The Obamacare Bait-and-Switch No One Noticed
By now, most Americans have heard about Obamacare’s premium increases, plans being canceled, and many doctors and hospitals no longer being covered by the new plans on the exchanges. But a recent about-face by the Obama administration on so-called “state innovation waivers” may be the most important change that no one is paying attention to.
In drafting the Affordable Care Act, horses were traded and pork was barreled. But something good did come out of all the politicking — Democratic legislators injected a giant dose of federalism into the law: State innovation waivers, also called 1332 waivers, which will begin in 2017. These allow states to take a block grant of funding and waive nearly every major component of the law. This option comes with a few asterisks, including deficit neutrality. But in theory, red states could turn the law into a Trojan horse for conservative health-care reform, while blue states could pursue their dreams of single-payer utopia.
A major change, however, is now set to make these experiments mostly impossible. In recent guidance, stealthily released at the close of business on a Friday last month, the Department of Health and Human Services announced that the rules are changing: the deficit-neutrality asterisk is now a huge exclamation point. These innovation waivers must still be deficit-neutral, but this neutrality will be evaluated entirely in a vacuum: Savings from Obamacare may not be used to offset increased costs in other parts of a state’s health-care budget.

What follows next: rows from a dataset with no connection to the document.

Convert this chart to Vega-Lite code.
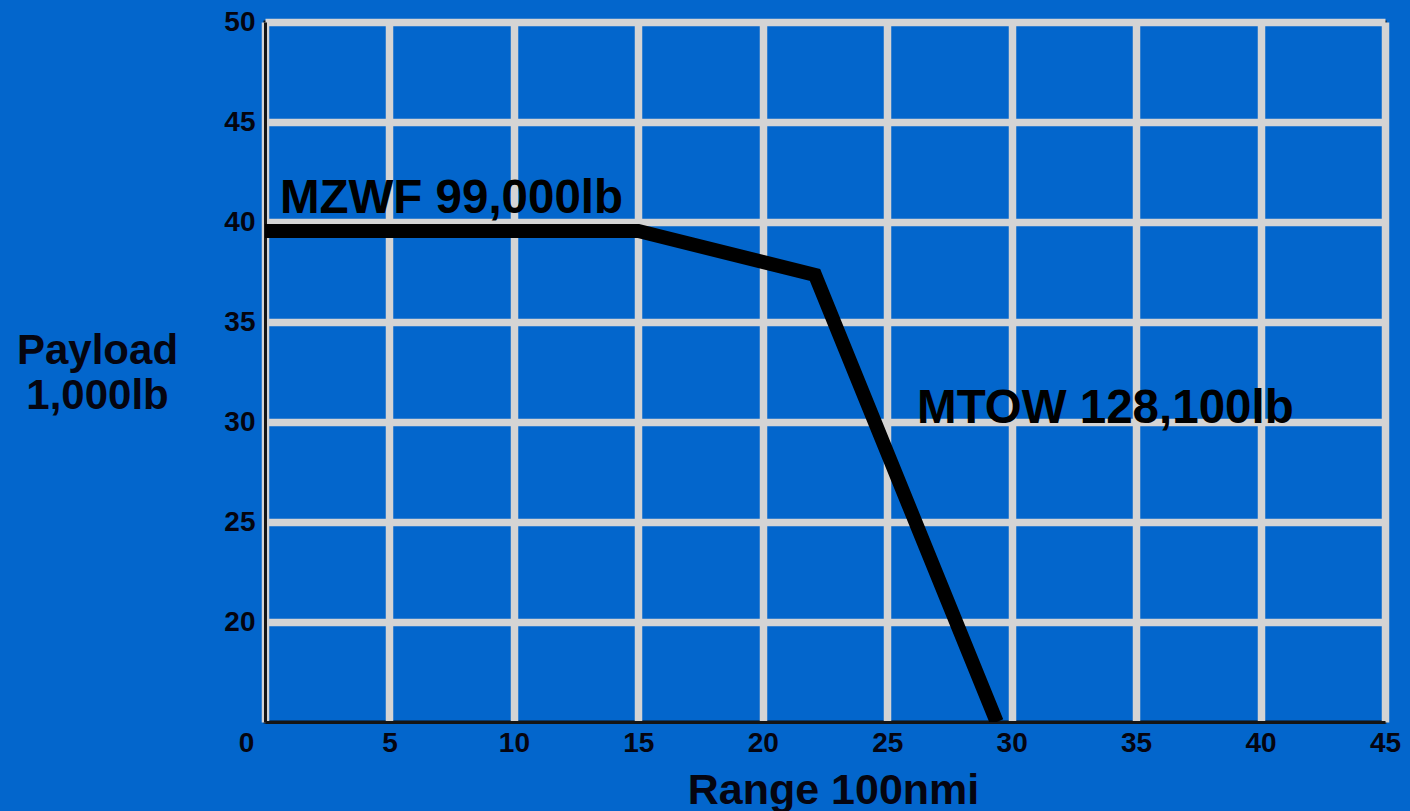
{
  "$schema": "https://vega.github.io/schema/vega-lite/v6.json",
  "autosize": "none",
  "width": 1120,
  "height": 700,
  "padding": {"left": 265, "top": 22, "right": 25, "bottom": 89},
  "background": "#0366CC",
  "config": {
    "font": "Liberation Sans",
    "view": {"stroke": "#111111", "strokeWidth": 3, "fill": "#0366CC"},
    "axis": {
      "labelFont": "Liberation Sans",
      "labelFontWeight": "bold",
      "labelColor": "#050510",
      "titleFont": "Liberation Sans",
      "titleFontWeight": "bold",
      "titleColor": "#050510",
      "gridColor": "#D4D4D4",
      "gridWidth": 7.5,
      "gridOpacity": 1,
      "domainColor": "#151515",
      "domainWidth": 3,
      "ticks": false,
      "labelFlush": false
    }
  },
  "datasets": {
    "curve": [
      {"range": 0, "payload": 39.55},
      {"range": 15, "payload": 39.55},
      {"range": 22.1, "payload": 37.35},
      {"range": 29.4, "payload": 15}
    ],
    "labels": [
      {"range": 0.6, "payload": 40.45, "text": "MZWF 99,000lb"},
      {"range": 26.2, "payload": 29.95, "text": "MTOW 128,100lb"}
    ]
  },
  "layer": [
    {
      "data": {"name": "curve"},
      "mark": {"type": "line", "color": "#000000", "strokeWidth": 14, "strokeJoin": "miter", "clip": true},
      "encoding": {
        "x": {
          "field": "range", "type": "quantitative",
          "scale": {"domain": [0, 45], "nice": false, "zero": false},
          "axis": {
            "values": [0, 5, 10, 15, 20, 25, 30, 35, 40, 45],
            "labelFontSize": 28,
            "labelPadding": 7,
            "labelOffset": {"condition": {"test": "datum.value === 0", "value": -19}, "value": 0},
            "title": "Range 100nmi",
            "titleFontSize": 43,
            "titleX": 568,
            "titleY": 81,
            "titleAlign": "center",
            "titleBaseline": "alphabetic"
          }
        },
        "y": {
          "field": "payload", "type": "quantitative",
          "scale": {"domain": [15, 50], "nice": false, "zero": false},
          "axis": {
            "values": [20, 25, 30, 35, 40, 45, 50],
            "labelFontSize": 28,
            "labelPadding": 10,
            "title": ["Payload", "1,000lb"],
            "titleFontSize": 42,
            "titleAngle": 0,
            "titleAlign": "center",
            "titleBaseline": "alphabetic",
            "titleLineHeight": 45,
            "titleX": -168,
            "titleY": 341
          }
        }
      }
    },
    {
      "data": {"name": "labels"},
      "mark": {"type": "text", "align": "left", "baseline": "alphabetic", "fontSize": 47.5, "fontWeight": "bold", "font": "Liberation Sans", "color": "#000000"},
      "encoding": {
        "x": {"field": "range", "type": "quantitative"},
        "y": {"field": "payload", "type": "quantitative"},
        "text": {"field": "text"}
      }
    }
  ]
}
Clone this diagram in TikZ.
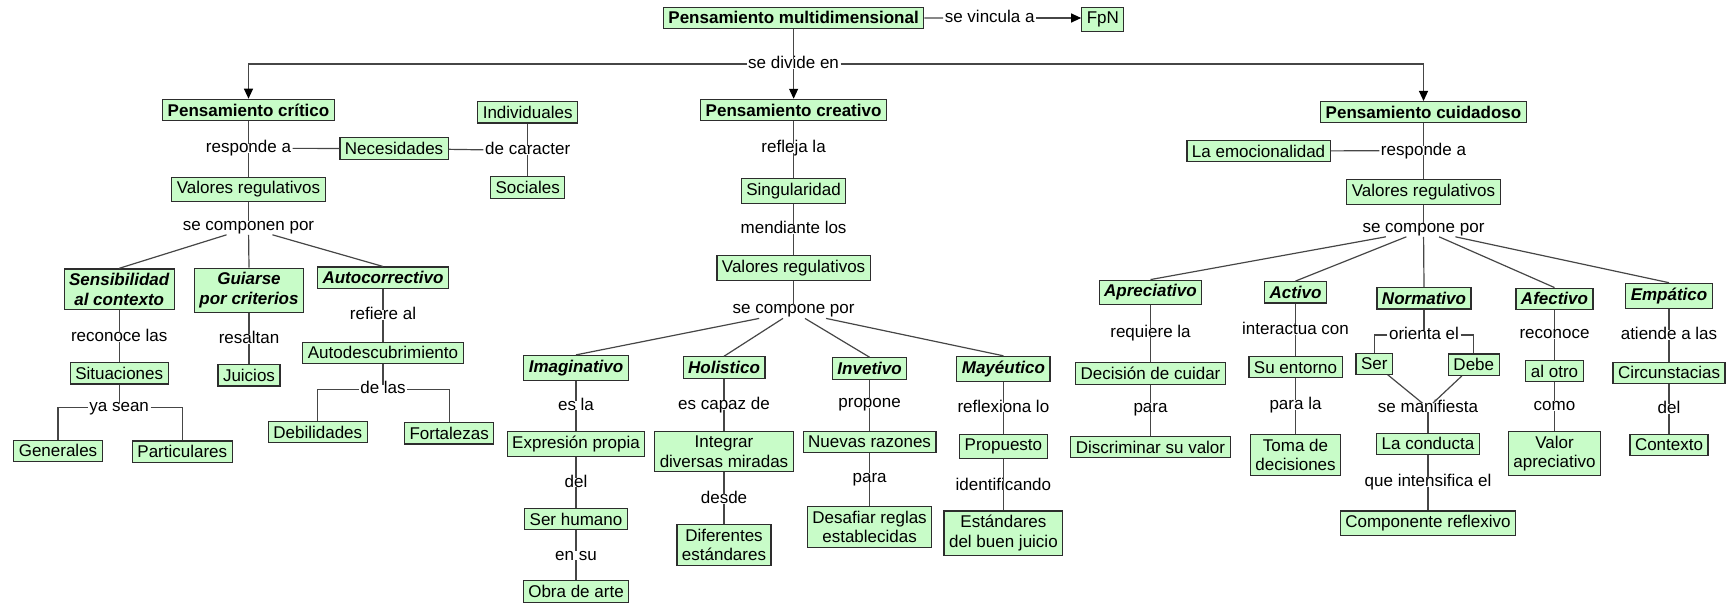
\documentclass[tikz,border=0pt]{standalone}
\usepackage{fontspec}
\setmainfont{Liberation Sans}
\usetikzlibrary{arrows.meta}
\definecolor{boxfill}{RGB}{200,252,200}
\definecolor{boxline}{RGB}{45,45,45}
\definecolor{linkline}{RGB}{70,70,70}
\newcommand{\mapfont}{\fontsize{17pt}{19.5pt}\selectfont}
\begin{document}
\begin{tikzpicture}[x=1pt,y=-1pt,
  box/.style={draw=boxline, fill=boxfill, line width=1.2pt, inner xsep=5pt, inner ysep=4.4pt, font=\mapfont, align=center},
  head/.style={box, font=\mapfont\bfseries},
  sub/.style={box, font=\mapfont\bfseries\itshape},
  lab/.style={font=\mapfont, inner xsep=1.5pt, inner ysep=0pt, text height=8.8pt, text depth=0pt, anchor=base, yshift=-4.4pt},
  fanlab/.style={lab, text depth=4.5pt},
  link/.style={draw=linkline, line width=1.2pt},
  arr/.style={link, -{Triangle[width=9pt,length=10pt,color=black]}}]
\useasboundingbox (0,0) rectangle (1734,603);

% ---------- root ----------
\node[head] (pm)   at (793.6,17.8)  {Pensamiento multidimensional};
\node[lab]  (lvinc) at (989.7,18)   {se vincula a};
\node[box]  (fpn)  at (1102.8,19.7) {FpN};
\node[lab]  (ldiv) at (793.6,64)    {se divide en};
\node[head] (pcr)  at (248.5,110)   {Pensamiento crítico};
\node[head] (pcre) at (793.6,110)   {Pensamiento creativo};
\node[head] (pcu)  at (1423.5,112.2) {Pensamiento cuidadoso};

\draw[link] (pm) -- (lvinc);
\draw[arr] (lvinc.east) -- (lvinc.east -| fpn.west);
\draw[link] (pm) -- (ldiv);
\draw[arr] (ldiv) -- (pcre);
\draw[arr] (ldiv.west) -| (pcr.north);
\draw[arr] (ldiv.east) -| (pcu.north);

% ---------- pensamiento crítico ----------
\node[lab]    (lresp1) at (248.5,148.3) {responde a};
\node[box]    (nec)    at (394.1,148.5) {Necesidades};
\node[lab]    (lcar)   at (527.7,150.5) {de caracter};
\node[box]    (ind)    at (527.7,112.3) {Individuales};
\node[box]    (soc)    at (527.7,187.5) {Sociales};
\node[box]    (vr1)    at (248.5,189.5) {Valores regulativos};
\node[fanlab] (lcomp1) at (248.5,225.7) {se componen por};
\node[sub]    (sens)   at (119.2,289.3) {Sensibilidad\\al contexto};
\node[sub]    (guia)   at (249,290.2)   {Guiarse\\por criterios};
\node[sub]    (autoc)  at (383,277.7)   {Autocorrectivo};
\node[lab]    (lrec)   at (119.2,337.3) {reconoce las};
\node[box]    (sit)    at (119.2,373.3) {Situaciones};
\node[lab]    (lya)    at (119.2,407.3) {ya sean};
\node[box]    (gen)    at (58,450.8)    {Generales};
\node[box]    (par)    at (182.3,451.7) {Particulares};
\node[lab]    (lres)   at (249,339)     {resaltan};
\node[box]    (jui)    at (249,375.3)   {Juicios};
\node[lab]    (lref)   at (383,315)     {refiere al};
\node[box]    (autod)  at (383,352.8)   {Autodescubrimiento};
\node[lab]    (llas)   at (383,389.3)   {de las};
\node[box]    (deb)    at (317.8,432.2) {Debilidades};
\node[box]    (fort)   at (449.2,433.3) {Fortalezas};

\draw[link] (pcr) -- (lresp1) -- (vr1);
\draw[link] (lresp1) -- (nec) -- (lcar);
\draw[link] (ind) -- (lcar) -- (soc);
\draw[link] (vr1) -- (lcomp1);
\draw[link] (lcomp1) -- (sens.north);
\draw[link] (lcomp1) -- (guia.north);
\draw[link] (lcomp1) -- (autoc.north);
\draw[link] (sens) -- (lrec) -- (sit) -- (lya);
\draw[link] (lya.west) -| (gen.north);
\draw[link] (lya.east) -| (par.north);
\draw[link] (guia) -- (lres) -- (jui);
\draw[link] (autoc) -- (lref) -- (autod) -- (llas);
\draw[link] (llas.west) -| (deb.north);
\draw[link] (llas.east) -| (fort.north);

% ---------- pensamiento creativo ----------
\node[lab]    (lrefl)  at (793.6,148.3) {refleja la};
\node[box]    (sing)   at (793.6,190.8) {Singularidad};
\node[lab]    (lmed)   at (793.6,229.3) {mendiante los};
\node[box]    (vr2)    at (793.6,267.8) {Valores regulativos};
\node[fanlab] (lcomp2) at (793.6,309.3) {se compone por};
\node[sub]    (imag)   at (576,367.8)   {Imaginativo};
\node[sub]    (hol)    at (724,367.5)   {Holistico};
\node[sub]    (inv)    at (869.6,368.5) {Invetivo};
\node[sub]    (may)    at (1003.4,368.8) {Mayéutico};
\node[lab]    (lesla)  at (576,405.7)   {es la};
\node[box]    (expr)   at (576,444.2)   {Expresión propia};
\node[lab]    (ldel1)  at (576,482.7)   {del};
\node[box]    (serh)   at (576,519.2)   {Ser humano};
\node[lab]    (lensu)  at (576,555.7)   {en su};
\node[box]    (obra)   at (576,591.5)   {Obra de arte};
\node[lab]    (lcap)   at (724,405)     {es capaz de};
\node[box]    (integ)  at (724,451.7)   {Integrar\\diversas miradas};
\node[lab]    (ldesde) at (724,499.3)   {desde};
\node[box]    (dif)    at (724,544.7)   {Diferentes\\estándares};
\node[lab]    (lprop)  at (869.6,403.3) {propone};
\node[box]    (nuev)   at (869.6,441.8) {Nuevas razones};
\node[lab]    (lpara1) at (869.6,477.7) {para};
\node[box]    (desaf)  at (869.6,526.7) {Desafiar reglas\\establecidas};
\node[lab]    (lrefx)  at (1003.4,407.7) {reflexiona lo};
\node[box]    (propu)  at (1003.4,446.3) {Propuesto};
\node[lab]    (lident) at (1003.4,485.7) {identificando};
\node[box]    (estb)   at (1003.4,533.2) {Estándares\\del buen juicio};

\draw[link] (pcre) -- (lrefl) -- (sing) -- (lmed) -- (vr2) -- (lcomp2);
\draw[link] (lcomp2) -- (imag.north);
\draw[link] (lcomp2) -- (hol.north);
\draw[link] (lcomp2) -- (inv.north);
\draw[link] (lcomp2) -- (may.north);
\draw[link] (imag) -- (lesla) -- (expr) -- (ldel1) -- (serh) -- (lensu) -- (obra);
\draw[link] (hol) -- (lcap) -- (integ) -- (ldesde) -- (dif);
\draw[link] (inv) -- (lprop) -- (nuev) -- (lpara1) -- (desaf);
\draw[link] (may) -- (lrefx) -- (propu) -- (lident) -- (estb);

% ---------- pensamiento cuidadoso ----------
\node[lab]    (lresp2) at (1423.5,150.7) {responde a};
\node[box]    (emo)    at (1258.6,151)   {La emocionalidad};
\node[box]    (vr3)    at (1423.5,192)   {Valores regulativos};
\node[fanlab] (lcomp3) at (1423.5,227.7) {se compone por};
\node[sub]    (apre)   at (1150.5,292.5) {Apreciativo};
\node[sub]    (act)    at (1295.5,292.3) {Activo};
\node[sub]    (norm)   at (1424,298.3)   {Normativo};
\node[sub]    (afec)   at (1554.5,298.8) {Afectivo};
\node[sub]    (emp)    at (1669,295.7)   {Empático};
\node[lab]    (lreq)   at (1150.5,332.7) {requiere la};
\node[box]    (dec)    at (1150.5,373.5) {Decisión de cuidar};
\node[lab]    (lpara2) at (1150.5,407.7) {para};
\node[box]    (disc)   at (1150.5,447)   {Discriminar su valor};
\node[lab]    (linter) at (1295.5,330)   {interactua con};
\node[box]    (suent)  at (1295.5,367.2) {Su entorno};
\node[lab]    (lparala) at (1295.5,405)  {para la};
\node[box]    (toma)   at (1295.5,454.7) {Toma de\\decisiones};
\node[lab]    (lori)   at (1424,335)     {orienta el};
\node[box]    (ser)    at (1374.3,363.8) {Ser};
\node[box]    (debe)   at (1473.8,364.7) {Debe};
\node[lab]    (lman)   at (1428,407.7)   {se manifiesta};
\node[box]    (cond)   at (1428,443.8)   {La conducta};
\node[lab]    (lint)   at (1428,482.3)   {que intensifica el};
\node[box]    (compr)  at (1428,523.3)   {Componente reflexivo};
\node[lab]    (lrecon) at (1554.5,334)   {reconoce};
\node[box]    (otro)   at (1554.5,371.2) {al otro};
\node[lab]    (lcomo)  at (1554.5,406)   {como};
\node[box]    (valor)  at (1554.5,453.7) {Valor\\apreciativo};
\node[lab]    (latien) at (1669,335)     {atiende a las};
\node[box]    (circ)   at (1669,372.8)   {Circunstacias};
\node[lab]    (ldel2)  at (1669,409)     {del};
\node[box]    (ctx)    at (1669,445)     {Contexto};

\draw[link] (pcu) -- (lresp2) -- (vr3) -- (lcomp3);
\draw[link] (emo) -- (lresp2);
\draw[link] (lcomp3) -- (apre.north);
\draw[link] (lcomp3) -- (act.north);
\draw[link] (lcomp3) -- (norm.north);
\draw[link] (lcomp3) -- (afec.north);
\draw[link] (lcomp3) -- (emp.north);
\draw[link] (apre) -- (lreq) -- (dec) -- (lpara2) -- (disc);
\draw[link] (act) -- (linter) -- (suent) -- (lparala) -- (toma);
\draw[link] (norm) -- (lori);
\draw[link] (lori.west) -| (ser.north);
\draw[link] (lori.east) -| (debe.north);
\draw[link] (ser) -- (lman);
\draw[link] (debe) -- (lman);
\draw[link] (lman) -- (cond) -- (lint) -- (compr);
\draw[link] (afec) -- (lrecon) -- (otro) -- (lcomo) -- (valor);
\draw[link] (emp) -- (latien) -- (circ) -- (ldel2) -- (ctx);
\end{tikzpicture}
\end{document}
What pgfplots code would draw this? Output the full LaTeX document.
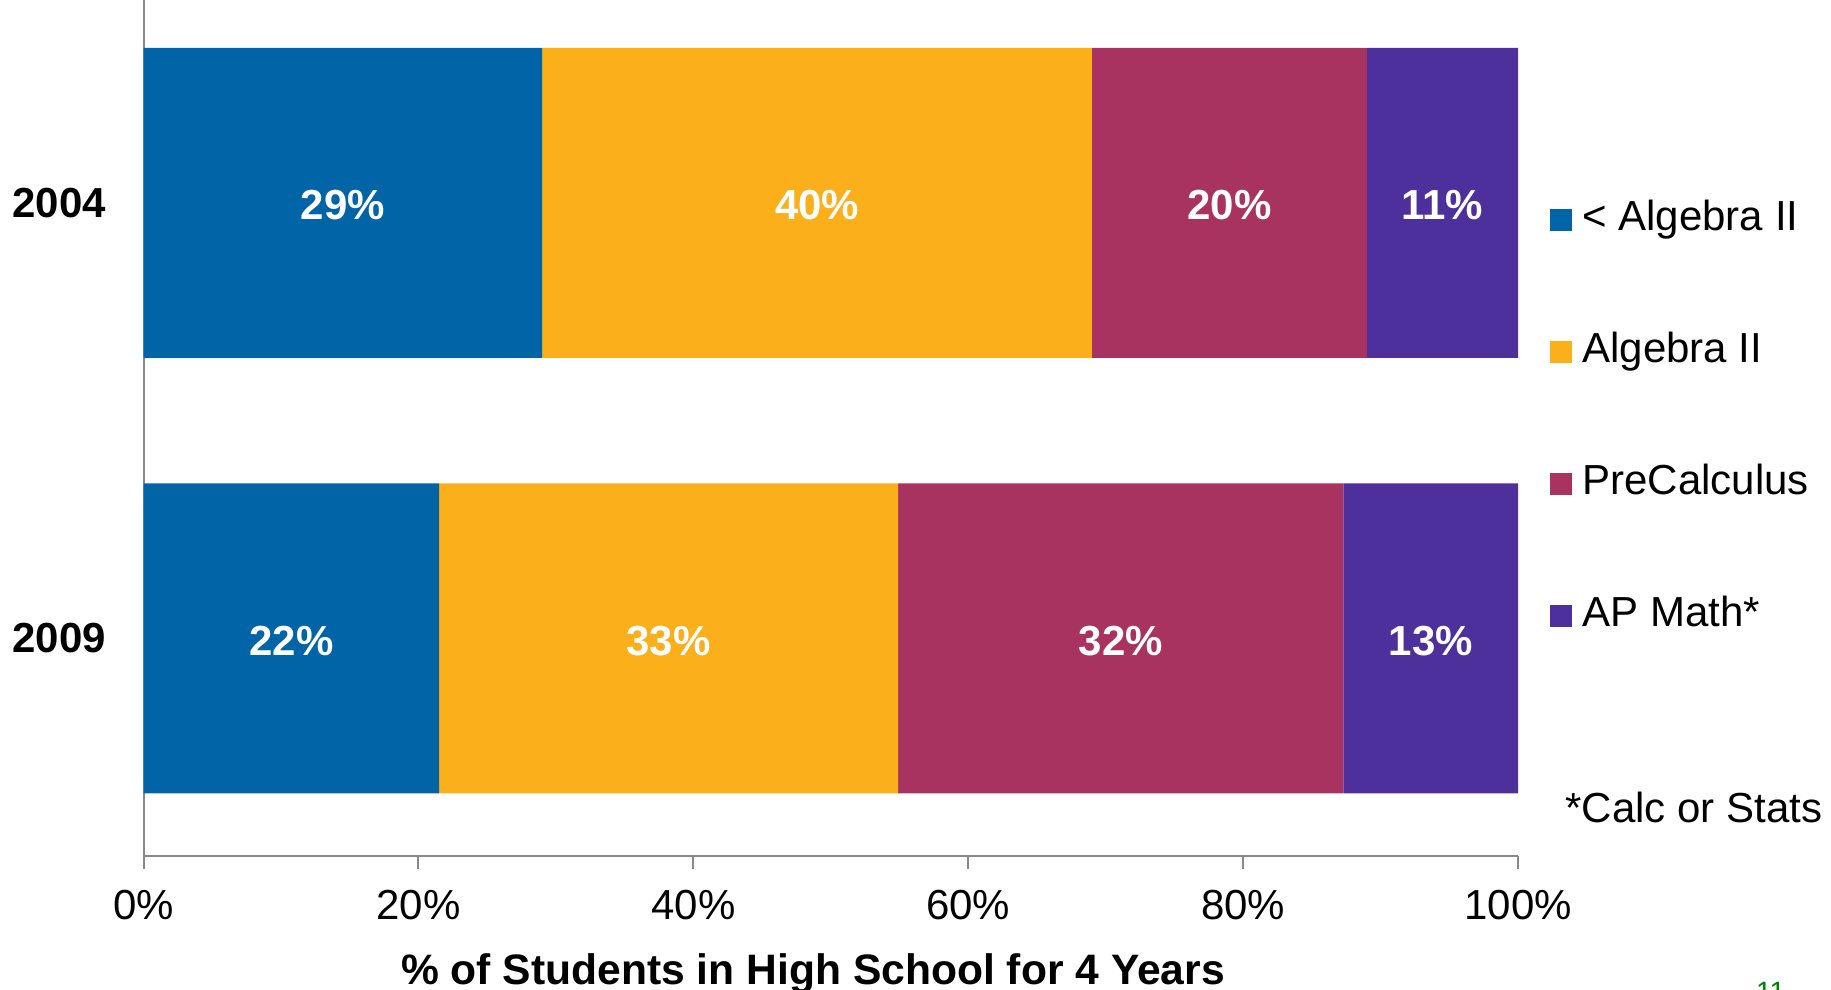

Common sense dictates that states should be able to combine state innovation waivers with Medicaid waivers to better manage the health-care needs of their citizens. For example, a “private option” Medicaid expansion would likely cost more, but that could be offset with less spending on the Obamacare exchanges, netting out to deficit neutrality.
Instead, the administration is now telling states that combining funding sources to help those who need assistance the most is verboten. Ultimately, this only hurts the poorest citizens, who would otherwise be beholden to programs such as Medicaid or the byzantine rules governing Obamacare’s exchanges.
The only bright spot is this: Because this HHS directive is only “guidance,” rather than “rulemaking,” it will be easier for a friendlier future administration to change. But otherwise, this is one of the worst unilateral changes to the law that the administration has undertaken.
Consider the situation in Arkansas. Governor Asa Hutchinson has signaled that the state’s “private option” Medicaid expansion, in which Medicaid beneficiaries receive private insurance plans, would hinge on receiving a state innovation waiver — probably because it would require higher Medicaid spending, which would need to be offset with less spending on Obamacare’s exchanges.
Blue states could suffer too. Rhode Island recently authorized the pursuit of an innovation waiver, as did Hawaii. The proposals have yet to be fleshed out, but the inability to share savings across the two programs undoubtedly constrains both states.
These are just a few examples of states across the country that are eager to make innovative decisions using the flexibility that innovation waivers would have provided. Unfortunately, this latest move by the administration doesn’t bode well for experimentation and policy innovation.
There are a lot of things we should be experimenting with in health care — supportive housing for the homeless and/or mentally ill, replacing traditional Medicaid benefits with direct cash transfers, and incorporating value-based payment instead of fee-for-service into our long-term-care systems, to name just a few.
States are a major stage for ideas and experiments, in health care and other areas, to be tried and tested. Oregon’s Medicaid program attempted to make coverage decisions based on cost-effectiveness measures, for instance, but the public pushback proved that doing so is tougher than many on the left would have us believe. Negative-income-tax experiments in New Jersey and other states highlighted the difficulty of maintaining work incentives in the context of welfare reform. And welfare-to-work reform in New York State helped reduce welfare rolls and bring more women into the labor force.
These experiments have taught us valuable lessons that continue to inform policy debate today. Instead of restricting the ability of states to undertake policy experiments, we should encourage them. Instead of telling states that two health-care funding streams can’t be comingled, states should be free to bundle even more funding streams into a single block grant to figure out what works best for their citizens.
There’s a chance that a new administration in 2017 will undo this administration’s mistake. But unfortunately, if history is any indication of what’s to come, this “guidance” may remain on the books for good.